:: Instruction ::
Output all lines exactly, with nothing added or dropped.

---- Data block

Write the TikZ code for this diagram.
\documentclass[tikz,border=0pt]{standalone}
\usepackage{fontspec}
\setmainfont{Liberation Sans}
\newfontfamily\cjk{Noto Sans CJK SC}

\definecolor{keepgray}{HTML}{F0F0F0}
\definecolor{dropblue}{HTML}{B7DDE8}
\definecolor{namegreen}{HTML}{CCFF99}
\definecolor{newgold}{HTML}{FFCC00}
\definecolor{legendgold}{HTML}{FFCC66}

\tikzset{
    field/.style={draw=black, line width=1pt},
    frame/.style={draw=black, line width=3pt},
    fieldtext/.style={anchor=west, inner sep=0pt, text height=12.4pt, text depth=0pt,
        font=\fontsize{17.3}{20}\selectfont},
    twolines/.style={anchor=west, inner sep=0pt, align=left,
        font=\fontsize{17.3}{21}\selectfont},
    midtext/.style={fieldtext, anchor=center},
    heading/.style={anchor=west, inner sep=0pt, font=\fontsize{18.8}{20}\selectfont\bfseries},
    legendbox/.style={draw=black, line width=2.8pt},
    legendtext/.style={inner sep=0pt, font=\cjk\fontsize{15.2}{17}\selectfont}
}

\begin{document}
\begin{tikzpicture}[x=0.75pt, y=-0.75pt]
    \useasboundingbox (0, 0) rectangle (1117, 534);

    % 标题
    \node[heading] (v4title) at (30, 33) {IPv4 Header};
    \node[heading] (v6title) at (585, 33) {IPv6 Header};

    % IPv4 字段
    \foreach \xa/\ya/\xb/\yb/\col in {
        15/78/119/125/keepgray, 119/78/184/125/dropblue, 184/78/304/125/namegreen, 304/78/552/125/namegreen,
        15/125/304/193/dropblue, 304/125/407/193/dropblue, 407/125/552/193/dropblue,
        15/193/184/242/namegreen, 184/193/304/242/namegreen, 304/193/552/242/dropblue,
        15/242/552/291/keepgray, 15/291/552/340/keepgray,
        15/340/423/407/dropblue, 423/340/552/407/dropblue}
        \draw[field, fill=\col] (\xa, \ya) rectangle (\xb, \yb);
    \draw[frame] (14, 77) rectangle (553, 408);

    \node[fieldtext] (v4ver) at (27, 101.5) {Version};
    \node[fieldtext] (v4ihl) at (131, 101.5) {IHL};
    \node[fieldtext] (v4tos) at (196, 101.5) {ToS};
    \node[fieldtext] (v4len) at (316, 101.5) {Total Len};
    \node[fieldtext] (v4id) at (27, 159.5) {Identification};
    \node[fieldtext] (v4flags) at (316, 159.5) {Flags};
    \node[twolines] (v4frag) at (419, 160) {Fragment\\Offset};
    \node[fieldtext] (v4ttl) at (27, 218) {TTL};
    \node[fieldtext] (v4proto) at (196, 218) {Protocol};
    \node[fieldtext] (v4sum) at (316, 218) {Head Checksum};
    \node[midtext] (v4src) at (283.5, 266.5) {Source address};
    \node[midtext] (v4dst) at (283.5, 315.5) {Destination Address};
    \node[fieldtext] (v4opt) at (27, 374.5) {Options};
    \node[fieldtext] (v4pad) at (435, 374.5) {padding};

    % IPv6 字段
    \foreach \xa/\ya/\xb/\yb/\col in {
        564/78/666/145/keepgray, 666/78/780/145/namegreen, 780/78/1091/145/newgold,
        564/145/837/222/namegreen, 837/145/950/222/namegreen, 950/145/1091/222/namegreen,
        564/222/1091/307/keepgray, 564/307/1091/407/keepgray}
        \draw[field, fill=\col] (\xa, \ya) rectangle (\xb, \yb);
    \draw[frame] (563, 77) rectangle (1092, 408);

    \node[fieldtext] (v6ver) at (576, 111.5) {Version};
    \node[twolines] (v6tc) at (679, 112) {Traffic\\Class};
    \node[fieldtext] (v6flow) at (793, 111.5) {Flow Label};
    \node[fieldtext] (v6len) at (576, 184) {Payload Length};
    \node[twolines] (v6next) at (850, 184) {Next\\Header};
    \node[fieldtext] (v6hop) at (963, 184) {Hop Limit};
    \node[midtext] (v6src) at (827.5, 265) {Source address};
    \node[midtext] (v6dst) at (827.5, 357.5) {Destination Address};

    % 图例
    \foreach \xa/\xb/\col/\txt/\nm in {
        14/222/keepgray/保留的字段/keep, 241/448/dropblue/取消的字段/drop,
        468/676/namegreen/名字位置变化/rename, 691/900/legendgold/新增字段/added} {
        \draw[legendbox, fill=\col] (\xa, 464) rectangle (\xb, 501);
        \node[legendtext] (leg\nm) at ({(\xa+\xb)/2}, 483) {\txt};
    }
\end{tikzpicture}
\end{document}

--------

:: Expected answer ::
Write the TikZ code for this diagram.
\documentclass[tikz,border=0pt]{standalone}
\usepackage{fontspec}
\setmainfont{Liberation Sans}
\newfontfamily\cjk{Noto Sans CJK SC}

\definecolor{keepgray}{HTML}{F0F0F0}
\definecolor{dropblue}{HTML}{B7DDE8}
\definecolor{namegreen}{HTML}{CCFF99}
\definecolor{newgold}{HTML}{FFCC00}
\definecolor{legendgold}{HTML}{FFCC66}

\tikzset{
    field/.style={draw=black, line width=1pt},
    frame/.style={draw=black, line width=3pt},
    fieldtext/.style={anchor=west, inner sep=0pt, text height=12.4pt, text depth=0pt,
        font=\fontsize{17.3}{20}\selectfont},
    twolines/.style={anchor=west, inner sep=0pt, align=left,
        font=\fontsize{17.3}{21}\selectfont},
    midtext/.style={fieldtext, anchor=center},
    heading/.style={anchor=west, inner sep=0pt, font=\fontsize{18.8}{20}\selectfont\bfseries},
    legendbox/.style={draw=black, line width=2.8pt},
    legendtext/.style={inner sep=0pt, font=\cjk\fontsize{15.2}{17}\selectfont}
}

\begin{document}
\begin{tikzpicture}[x=0.75pt, y=-0.75pt]
    \useasboundingbox (0, 0) rectangle (1117, 534);

    % 标题
    \node[heading] (v4title) at (30, 33) {IPv4 Header};
    \node[heading] (v6title) at (585, 33) {IPv6 Header};

    % IPv4 字段
    \foreach \xa/\ya/\xb/\yb/\col in {
        15/78/119/125/keepgray, 119/78/184/125/dropblue, 184/78/304/125/namegreen, 304/78/552/125/namegreen,
        15/125/304/193/dropblue, 304/125/407/193/dropblue, 407/125/552/193/dropblue,
        15/193/184/242/namegreen, 184/193/304/242/namegreen, 304/193/552/242/dropblue,
        15/242/552/291/keepgray, 15/291/552/340/keepgray,
        15/340/423/407/dropblue, 423/340/552/407/dropblue}
        \draw[field, fill=\col] (\xa, \ya) rectangle (\xb, \yb);
    \draw[frame] (14, 77) rectangle (553, 408);

    \node[fieldtext] (v4ver) at (27, 101.5) {Version};
    \node[fieldtext] (v4ihl) at (131, 101.5) {IHL};
    \node[fieldtext] (v4tos) at (196, 101.5) {ToS};
    \node[fieldtext] (v4len) at (316, 101.5) {Total Len};
    \node[fieldtext] (v4id) at (27, 159.5) {Identification};
    \node[fieldtext] (v4flags) at (316, 159.5) {Flags};
    \node[twolines] (v4frag) at (419, 160) {Fragment\\Offset};
    \node[fieldtext] (v4ttl) at (27, 218) {TTL};
    \node[fieldtext] (v4proto) at (196, 218) {Protocol};
    \node[fieldtext] (v4sum) at (316, 218) {Head Checksum};
    \node[midtext] (v4src) at (283.5, 266.5) {Source address};
    \node[midtext] (v4dst) at (283.5, 315.5) {Destination Address};
    \node[fieldtext] (v4opt) at (27, 374.5) {Options};
    \node[fieldtext] (v4pad) at (435, 374.5) {padding};

    % IPv6 字段
    \foreach \xa/\ya/\xb/\yb/\col in {
        564/78/666/145/keepgray, 666/78/780/145/namegreen, 780/78/1091/145/newgold,
        564/145/837/222/namegreen, 837/145/950/222/namegreen, 950/145/1091/222/namegreen,
        564/222/1091/307/keepgray, 564/307/1091/407/keepgray}
        \draw[field, fill=\col] (\xa, \ya) rectangle (\xb, \yb);
    \draw[frame] (563, 77) rectangle (1092, 408);

    \node[fieldtext] (v6ver) at (576, 111.5) {Version};
    \node[twolines] (v6tc) at (679, 112) {Traffic\\Class};
    \node[fieldtext] (v6flow) at (793, 111.5) {Flow Label};
    \node[fieldtext] (v6len) at (576, 184) {Payload Length};
    \node[twolines] (v6next) at (850, 184) {Next\\Header};
    \node[fieldtext] (v6hop) at (963, 184) {Hop Limit};
    \node[midtext] (v6src) at (827.5, 265) {Source address};
    \node[midtext] (v6dst) at (827.5, 357.5) {Destination Address};

    % 图例
    \foreach \xa/\xb/\col/\txt/\nm in {
        14/222/keepgray/保留的字段/keep, 241/448/dropblue/取消的字段/drop,
        468/676/namegreen/名字位置变化/rename, 691/900/legendgold/新增字段/added} {
        \draw[legendbox, fill=\col] (\xa, 464) rectangle (\xb, 501);
        \node[legendtext] (leg\nm) at ({(\xa+\xb)/2}, 483) {\txt};
    }
\end{tikzpicture}
\end{document}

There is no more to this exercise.